Given material —
- - - - - - -

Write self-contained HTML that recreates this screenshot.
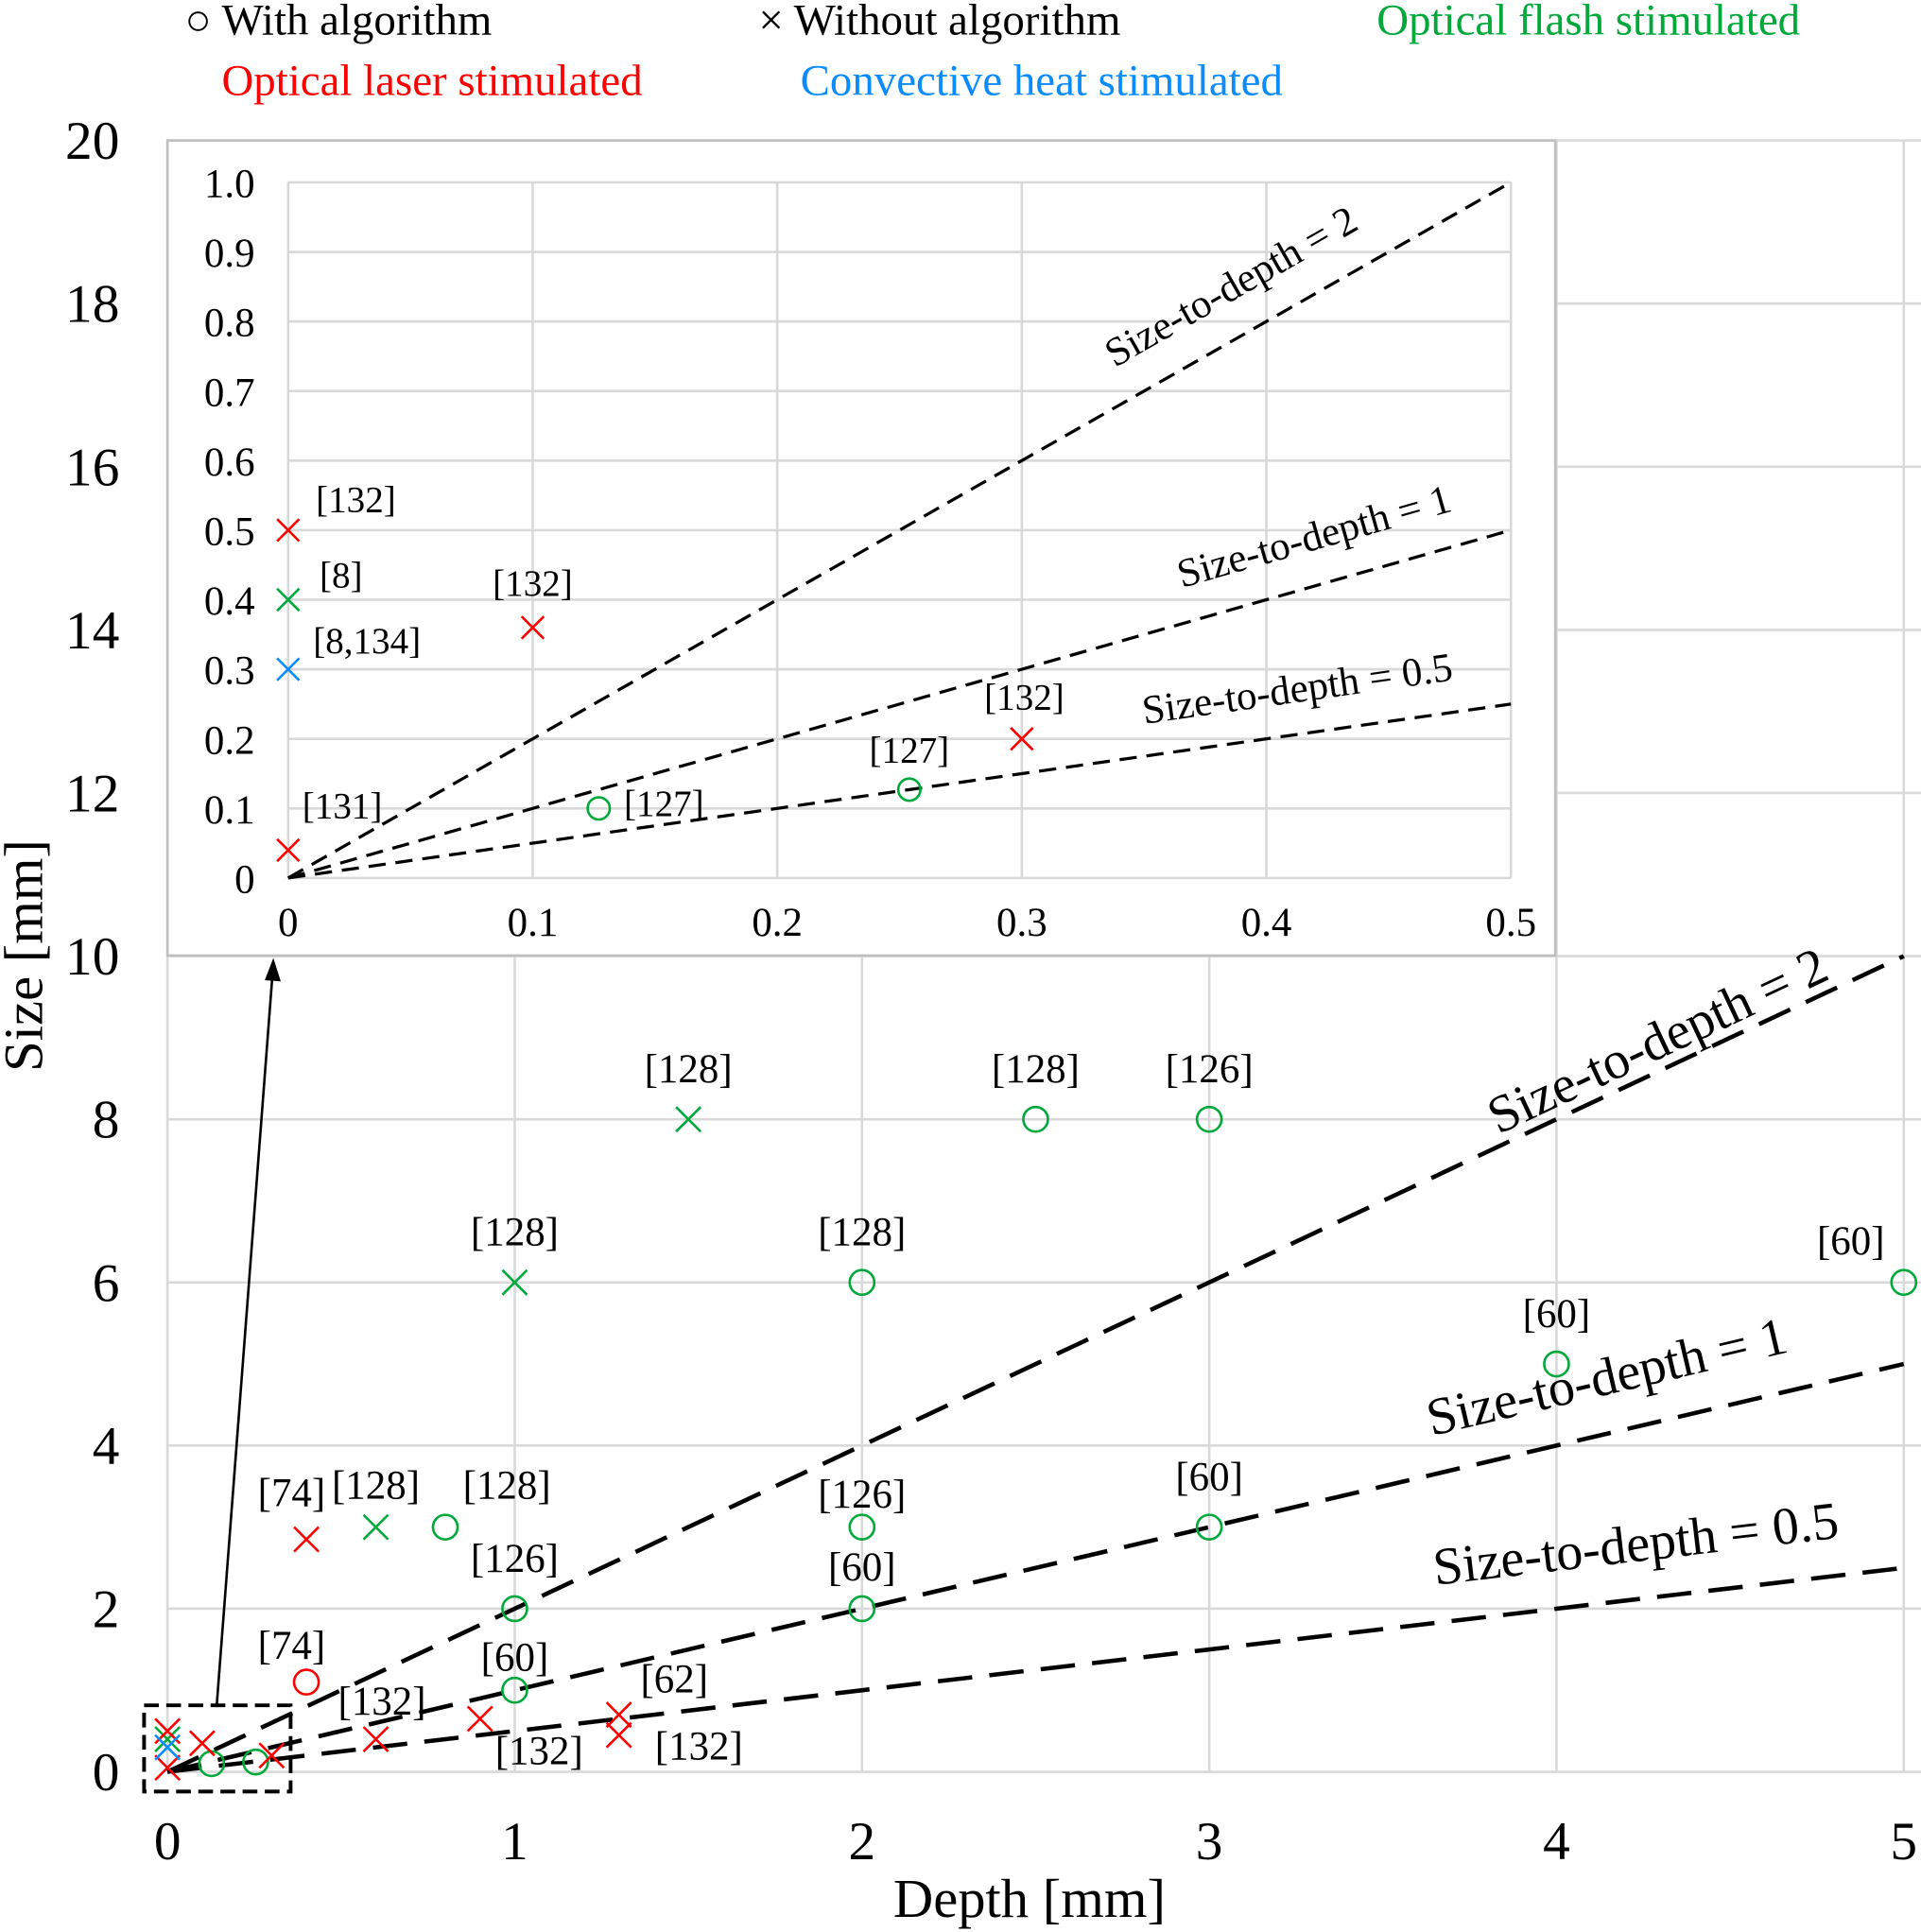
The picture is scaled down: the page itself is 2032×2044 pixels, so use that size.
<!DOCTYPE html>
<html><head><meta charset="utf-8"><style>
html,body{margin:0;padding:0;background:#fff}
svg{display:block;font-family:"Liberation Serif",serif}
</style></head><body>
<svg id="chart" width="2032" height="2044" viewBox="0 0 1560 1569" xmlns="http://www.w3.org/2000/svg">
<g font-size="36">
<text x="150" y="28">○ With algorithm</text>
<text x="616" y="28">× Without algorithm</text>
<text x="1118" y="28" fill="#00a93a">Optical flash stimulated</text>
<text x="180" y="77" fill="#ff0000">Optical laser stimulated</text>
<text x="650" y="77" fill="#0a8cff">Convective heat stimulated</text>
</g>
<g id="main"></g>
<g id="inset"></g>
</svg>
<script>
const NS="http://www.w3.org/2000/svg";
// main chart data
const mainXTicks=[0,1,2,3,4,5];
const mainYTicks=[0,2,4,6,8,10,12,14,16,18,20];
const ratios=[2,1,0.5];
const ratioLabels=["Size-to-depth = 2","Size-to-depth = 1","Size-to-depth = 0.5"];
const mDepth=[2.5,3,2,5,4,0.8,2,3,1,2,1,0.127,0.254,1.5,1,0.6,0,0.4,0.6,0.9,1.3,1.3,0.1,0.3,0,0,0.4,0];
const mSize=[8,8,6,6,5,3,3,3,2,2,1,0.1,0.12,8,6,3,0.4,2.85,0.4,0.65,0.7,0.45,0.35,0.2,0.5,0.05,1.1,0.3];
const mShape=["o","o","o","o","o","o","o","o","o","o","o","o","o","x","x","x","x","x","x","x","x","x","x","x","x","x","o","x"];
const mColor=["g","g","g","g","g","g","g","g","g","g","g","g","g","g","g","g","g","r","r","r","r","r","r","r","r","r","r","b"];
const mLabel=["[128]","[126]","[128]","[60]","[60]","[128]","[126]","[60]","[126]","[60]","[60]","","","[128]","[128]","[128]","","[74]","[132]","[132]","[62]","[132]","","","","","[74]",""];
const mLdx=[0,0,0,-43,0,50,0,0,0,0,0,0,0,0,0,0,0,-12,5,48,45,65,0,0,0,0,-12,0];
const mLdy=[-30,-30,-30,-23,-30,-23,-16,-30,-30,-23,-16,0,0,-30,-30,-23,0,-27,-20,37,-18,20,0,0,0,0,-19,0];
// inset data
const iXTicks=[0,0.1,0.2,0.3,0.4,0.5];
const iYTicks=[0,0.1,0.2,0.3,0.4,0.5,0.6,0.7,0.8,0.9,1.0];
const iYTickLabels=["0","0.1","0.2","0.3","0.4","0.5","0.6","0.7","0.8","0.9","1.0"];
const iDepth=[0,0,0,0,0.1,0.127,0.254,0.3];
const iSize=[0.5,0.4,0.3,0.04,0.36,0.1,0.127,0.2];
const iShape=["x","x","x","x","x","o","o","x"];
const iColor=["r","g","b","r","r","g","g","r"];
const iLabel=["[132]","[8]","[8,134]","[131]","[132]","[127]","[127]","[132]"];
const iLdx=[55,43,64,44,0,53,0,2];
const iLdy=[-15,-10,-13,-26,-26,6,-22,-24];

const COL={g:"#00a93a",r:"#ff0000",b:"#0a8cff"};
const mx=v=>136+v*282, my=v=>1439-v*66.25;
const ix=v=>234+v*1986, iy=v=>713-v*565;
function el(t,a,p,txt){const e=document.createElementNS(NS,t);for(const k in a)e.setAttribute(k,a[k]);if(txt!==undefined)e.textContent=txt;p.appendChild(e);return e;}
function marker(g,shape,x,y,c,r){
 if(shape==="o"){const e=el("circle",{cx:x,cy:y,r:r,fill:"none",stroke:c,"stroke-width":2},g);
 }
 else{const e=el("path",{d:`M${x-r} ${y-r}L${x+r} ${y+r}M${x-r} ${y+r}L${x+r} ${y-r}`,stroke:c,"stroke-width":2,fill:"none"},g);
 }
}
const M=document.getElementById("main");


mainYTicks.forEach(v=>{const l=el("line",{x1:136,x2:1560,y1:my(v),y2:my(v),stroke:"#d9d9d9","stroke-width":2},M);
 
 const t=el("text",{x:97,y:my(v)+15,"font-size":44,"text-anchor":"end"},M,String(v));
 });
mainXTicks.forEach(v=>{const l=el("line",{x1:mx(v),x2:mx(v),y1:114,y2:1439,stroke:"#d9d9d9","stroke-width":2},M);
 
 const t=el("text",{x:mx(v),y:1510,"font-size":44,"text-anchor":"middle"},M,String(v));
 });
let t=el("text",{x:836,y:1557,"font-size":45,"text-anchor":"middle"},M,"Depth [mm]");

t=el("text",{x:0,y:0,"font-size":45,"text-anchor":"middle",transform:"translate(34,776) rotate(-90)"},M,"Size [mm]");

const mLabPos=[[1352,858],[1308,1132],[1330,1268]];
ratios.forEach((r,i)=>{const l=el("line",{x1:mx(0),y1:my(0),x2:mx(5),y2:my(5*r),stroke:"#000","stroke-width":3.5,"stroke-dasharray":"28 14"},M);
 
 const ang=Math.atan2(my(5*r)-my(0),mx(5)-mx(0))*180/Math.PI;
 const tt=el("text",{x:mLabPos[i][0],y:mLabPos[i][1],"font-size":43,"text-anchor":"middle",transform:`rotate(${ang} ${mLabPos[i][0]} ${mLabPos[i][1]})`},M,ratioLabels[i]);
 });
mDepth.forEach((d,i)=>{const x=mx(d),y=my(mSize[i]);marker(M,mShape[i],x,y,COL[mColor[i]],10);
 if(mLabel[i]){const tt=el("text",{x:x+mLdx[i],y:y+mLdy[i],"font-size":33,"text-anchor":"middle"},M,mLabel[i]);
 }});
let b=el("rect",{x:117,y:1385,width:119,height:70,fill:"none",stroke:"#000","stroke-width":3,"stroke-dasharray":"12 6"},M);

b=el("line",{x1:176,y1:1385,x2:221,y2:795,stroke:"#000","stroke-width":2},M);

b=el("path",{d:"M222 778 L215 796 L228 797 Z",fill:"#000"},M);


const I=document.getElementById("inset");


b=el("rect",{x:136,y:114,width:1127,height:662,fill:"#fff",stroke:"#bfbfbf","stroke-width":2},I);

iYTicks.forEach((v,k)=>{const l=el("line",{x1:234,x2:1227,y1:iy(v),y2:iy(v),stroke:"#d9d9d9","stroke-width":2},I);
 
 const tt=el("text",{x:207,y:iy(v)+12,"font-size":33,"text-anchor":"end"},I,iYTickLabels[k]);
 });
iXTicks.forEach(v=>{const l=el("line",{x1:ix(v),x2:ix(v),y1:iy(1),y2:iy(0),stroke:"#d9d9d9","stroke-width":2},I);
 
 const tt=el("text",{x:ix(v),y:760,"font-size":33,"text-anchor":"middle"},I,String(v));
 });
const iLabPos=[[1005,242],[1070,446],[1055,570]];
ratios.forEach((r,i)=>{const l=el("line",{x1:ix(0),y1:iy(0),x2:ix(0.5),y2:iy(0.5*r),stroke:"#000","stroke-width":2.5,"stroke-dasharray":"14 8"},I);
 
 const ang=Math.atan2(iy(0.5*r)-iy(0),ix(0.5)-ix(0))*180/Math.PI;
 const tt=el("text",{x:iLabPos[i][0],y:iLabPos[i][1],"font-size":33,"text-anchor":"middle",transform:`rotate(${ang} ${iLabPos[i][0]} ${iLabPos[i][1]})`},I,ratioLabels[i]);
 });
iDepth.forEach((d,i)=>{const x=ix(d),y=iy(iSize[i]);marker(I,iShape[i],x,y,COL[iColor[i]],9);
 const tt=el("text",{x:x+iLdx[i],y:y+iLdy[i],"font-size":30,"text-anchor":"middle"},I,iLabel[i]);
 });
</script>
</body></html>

- - - - - - -

Prompt — Transcribe the listing in full and omit the pictures.

Completed exercise —
Write self-contained HTML that recreates this screenshot.
The picture is scaled down: the page itself is 2032×2044 pixels, so use that size.
<!DOCTYPE html>
<html><head><meta charset="utf-8"><style>
html,body{margin:0;padding:0;background:#fff}
svg{display:block;font-family:"Liberation Serif",serif}
</style></head><body>
<svg id="chart" width="2032" height="2044" viewBox="0 0 1560 1569" xmlns="http://www.w3.org/2000/svg">
<g font-size="36">
<text x="150" y="28">○ With algorithm</text>
<text x="616" y="28">× Without algorithm</text>
<text x="1118" y="28" fill="#00a93a">Optical flash stimulated</text>
<text x="180" y="77" fill="#ff0000">Optical laser stimulated</text>
<text x="650" y="77" fill="#0a8cff">Convective heat stimulated</text>
</g>
<g id="main"></g>
<g id="inset"></g>
</svg>
<script>
const NS="http://www.w3.org/2000/svg";
// main chart data
const mainXTicks=[0,1,2,3,4,5];
const mainYTicks=[0,2,4,6,8,10,12,14,16,18,20];
const ratios=[2,1,0.5];
const ratioLabels=["Size-to-depth = 2","Size-to-depth = 1","Size-to-depth = 0.5"];
const mDepth=[2.5,3,2,5,4,0.8,2,3,1,2,1,0.127,0.254,1.5,1,0.6,0,0.4,0.6,0.9,1.3,1.3,0.1,0.3,0,0,0.4,0];
const mSize=[8,8,6,6,5,3,3,3,2,2,1,0.1,0.12,8,6,3,0.4,2.85,0.4,0.65,0.7,0.45,0.35,0.2,0.5,0.05,1.1,0.3];
const mShape=["o","o","o","o","o","o","o","o","o","o","o","o","o","x","x","x","x","x","x","x","x","x","x","x","x","x","o","x"];
const mColor=["g","g","g","g","g","g","g","g","g","g","g","g","g","g","g","g","g","r","r","r","r","r","r","r","r","r","r","b"];
const mLabel=["[128]","[126]","[128]","[60]","[60]","[128]","[126]","[60]","[126]","[60]","[60]","","","[128]","[128]","[128]","","[74]","[132]","[132]","[62]","[132]","","","","","[74]",""];
const mLdx=[0,0,0,-43,0,50,0,0,0,0,0,0,0,0,0,0,0,-12,5,48,45,65,0,0,0,0,-12,0];
const mLdy=[-30,-30,-30,-23,-30,-23,-16,-30,-30,-23,-16,0,0,-30,-30,-23,0,-27,-20,37,-18,20,0,0,0,0,-19,0];
// inset data
const iXTicks=[0,0.1,0.2,0.3,0.4,0.5];
const iYTicks=[0,0.1,0.2,0.3,0.4,0.5,0.6,0.7,0.8,0.9,1.0];
const iYTickLabels=["0","0.1","0.2","0.3","0.4","0.5","0.6","0.7","0.8","0.9","1.0"];
const iDepth=[0,0,0,0,0.1,0.127,0.254,0.3];
const iSize=[0.5,0.4,0.3,0.04,0.36,0.1,0.127,0.2];
const iShape=["x","x","x","x","x","o","o","x"];
const iColor=["r","g","b","r","r","g","g","r"];
const iLabel=["[132]","[8]","[8,134]","[131]","[132]","[127]","[127]","[132]"];
const iLdx=[55,43,64,44,0,53,0,2];
const iLdy=[-15,-10,-13,-26,-26,6,-22,-24];

const COL={g:"#00a93a",r:"#ff0000",b:"#0a8cff"};
const mx=v=>136+v*282, my=v=>1439-v*66.25;
const ix=v=>234+v*1986, iy=v=>713-v*565;
function el(t,a,p,txt){const e=document.createElementNS(NS,t);for(const k in a)e.setAttribute(k,a[k]);if(txt!==undefined)e.textContent=txt;p.appendChild(e);return e;}
function marker(g,shape,x,y,c,r){
 if(shape==="o"){const e=el("circle",{cx:x,cy:y,r:r,fill:"none",stroke:c,"stroke-width":2},g);
 }
 else{const e=el("path",{d:`M${x-r} ${y-r}L${x+r} ${y+r}M${x-r} ${y+r}L${x+r} ${y-r}`,stroke:c,"stroke-width":2,fill:"none"},g);
 }
}
const M=document.getElementById("main");


mainYTicks.forEach(v=>{const l=el("line",{x1:136,x2:1560,y1:my(v),y2:my(v),stroke:"#d9d9d9","stroke-width":2},M);
 
 const t=el("text",{x:97,y:my(v)+15,"font-size":44,"text-anchor":"end"},M,String(v));
 });
mainXTicks.forEach(v=>{const l=el("line",{x1:mx(v),x2:mx(v),y1:114,y2:1439,stroke:"#d9d9d9","stroke-width":2},M);
 
 const t=el("text",{x:mx(v),y:1510,"font-size":44,"text-anchor":"middle"},M,String(v));
 });
let t=el("text",{x:836,y:1557,"font-size":45,"text-anchor":"middle"},M,"Depth [mm]");

t=el("text",{x:0,y:0,"font-size":45,"text-anchor":"middle",transform:"translate(34,776) rotate(-90)"},M,"Size [mm]");

const mLabPos=[[1352,858],[1308,1132],[1330,1268]];
ratios.forEach((r,i)=>{const l=el("line",{x1:mx(0),y1:my(0),x2:mx(5),y2:my(5*r),stroke:"#000","stroke-width":3.5,"stroke-dasharray":"28 14"},M);
 
 const ang=Math.atan2(my(5*r)-my(0),mx(5)-mx(0))*180/Math.PI;
 const tt=el("text",{x:mLabPos[i][0],y:mLabPos[i][1],"font-size":43,"text-anchor":"middle",transform:`rotate(${ang} ${mLabPos[i][0]} ${mLabPos[i][1]})`},M,ratioLabels[i]);
 });
mDepth.forEach((d,i)=>{const x=mx(d),y=my(mSize[i]);marker(M,mShape[i],x,y,COL[mColor[i]],10);
 if(mLabel[i]){const tt=el("text",{x:x+mLdx[i],y:y+mLdy[i],"font-size":33,"text-anchor":"middle"},M,mLabel[i]);
 }});
let b=el("rect",{x:117,y:1385,width:119,height:70,fill:"none",stroke:"#000","stroke-width":3,"stroke-dasharray":"12 6"},M);

b=el("line",{x1:176,y1:1385,x2:221,y2:795,stroke:"#000","stroke-width":2},M);

b=el("path",{d:"M222 778 L215 796 L228 797 Z",fill:"#000"},M);


const I=document.getElementById("inset");


b=el("rect",{x:136,y:114,width:1127,height:662,fill:"#fff",stroke:"#bfbfbf","stroke-width":2},I);

iYTicks.forEach((v,k)=>{const l=el("line",{x1:234,x2:1227,y1:iy(v),y2:iy(v),stroke:"#d9d9d9","stroke-width":2},I);
 
 const tt=el("text",{x:207,y:iy(v)+12,"font-size":33,"text-anchor":"end"},I,iYTickLabels[k]);
 });
iXTicks.forEach(v=>{const l=el("line",{x1:ix(v),x2:ix(v),y1:iy(1),y2:iy(0),stroke:"#d9d9d9","stroke-width":2},I);
 
 const tt=el("text",{x:ix(v),y:760,"font-size":33,"text-anchor":"middle"},I,String(v));
 });
const iLabPos=[[1005,242],[1070,446],[1055,570]];
ratios.forEach((r,i)=>{const l=el("line",{x1:ix(0),y1:iy(0),x2:ix(0.5),y2:iy(0.5*r),stroke:"#000","stroke-width":2.5,"stroke-dasharray":"14 8"},I);
 
 const ang=Math.atan2(iy(0.5*r)-iy(0),ix(0.5)-ix(0))*180/Math.PI;
 const tt=el("text",{x:iLabPos[i][0],y:iLabPos[i][1],"font-size":33,"text-anchor":"middle",transform:`rotate(${ang} ${iLabPos[i][0]} ${iLabPos[i][1]})`},I,ratioLabels[i]);
 });
iDepth.forEach((d,i)=>{const x=ix(d),y=iy(iSize[i]);marker(I,iShape[i],x,y,COL[iColor[i]],9);
 const tt=el("text",{x:x+iLdx[i],y:y+iLdy[i],"font-size":30,"text-anchor":"middle"},I,iLabel[i]);
 });
</script>
</body></html>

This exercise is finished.